### When To Use Random Projection Instead of PCA
For Every high-dimentional datasets, PCA can be to slow, computational complexity is polynomial for PCA. For high-dimentional datasets (e.g., image data), training might be slower, in that case we can use random projection instead.

### Random Projection
A random projection from d dimensions to d′ dimensions is a linear transformation represented by a d × d′matrix R, which is generated by first setting each en-try of the matrix to a value drawn from an i.i.d N(0,1) distribution and then normalizing the columns to unit length.
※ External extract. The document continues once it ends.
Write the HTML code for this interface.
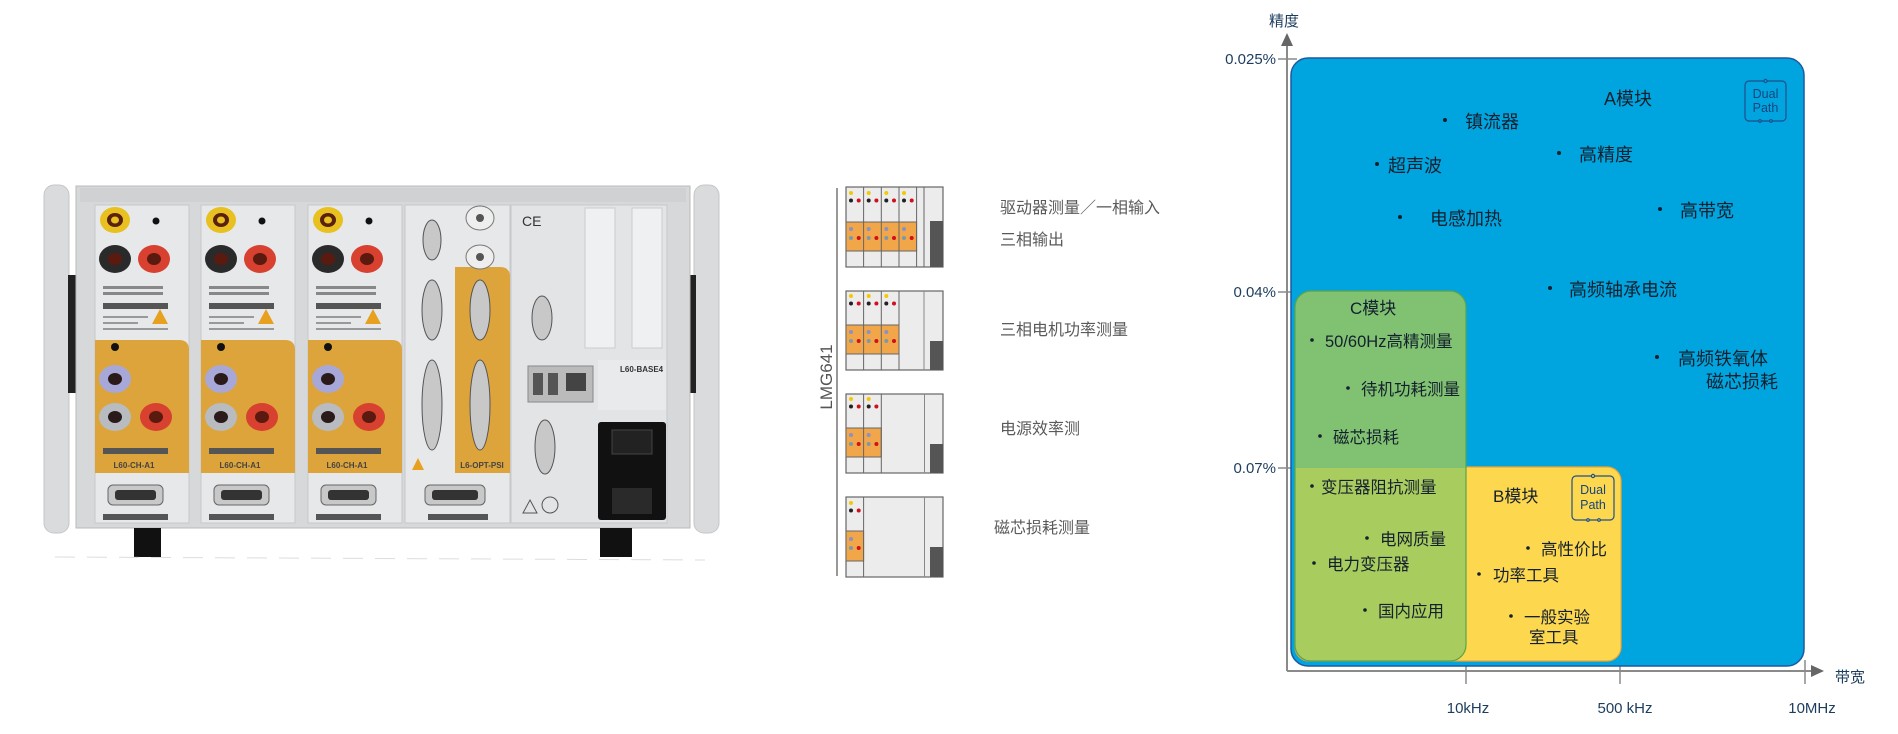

Given a d-dimensional data set represented as an n × d matrix X, where n is the number of data points in X, the mapping X × R results in a reduced-dimension data set X′.
Ref-https://web.engr.oregonstate.edu/~xfern/rpm_icml03.pdf

In [1]:
from sklearn.random_projection import johnson_lindenstrauss_min_dim

m, epsilon = 5000, 0.1
d = johnson_lindenstrauss_min_dim(m, eps=epsilon)
d

7300

In [2]:
# randomly generated matrix P[d,n]
import numpy as np

n = 20_000
np.random.seed(42)
P = np.random.randn(d,n)  # fake data
P.shape

(7300, 20000)

In [3]:
X = np.random.randn(m,n)
X_reduced = X @ P.T
X_reduced.shape

(5000, 7300)

### Scikit-Learn's GaussianRandomProjection Class

In [4]:
from sklearn.random_projection import GaussianRandomProjection

gaussian_rnd_proj = GaussianRandomProjection(eps=epsilon, random_state=42)
X_reduced = gaussian_rnd_proj.fit_transform(X) # same result as above
X_reduced.shape

(5000, 7300)

### SparseRandomProjection Class: Faster Than The GaussianRandomProjection Class

In [5]:
from sklearn.random_projection import SparseRandomProjection

sparse_rnd_proj = SparseRandomProjection(eps=epsilon, dense_output=True, random_state=42)
X_reduced = sparse_rnd_proj.fit_transform(X)
X_reduced.shapepe

(5000, 7300)

However, random projection is not used always to reduce dimentionality reduction of large datasets.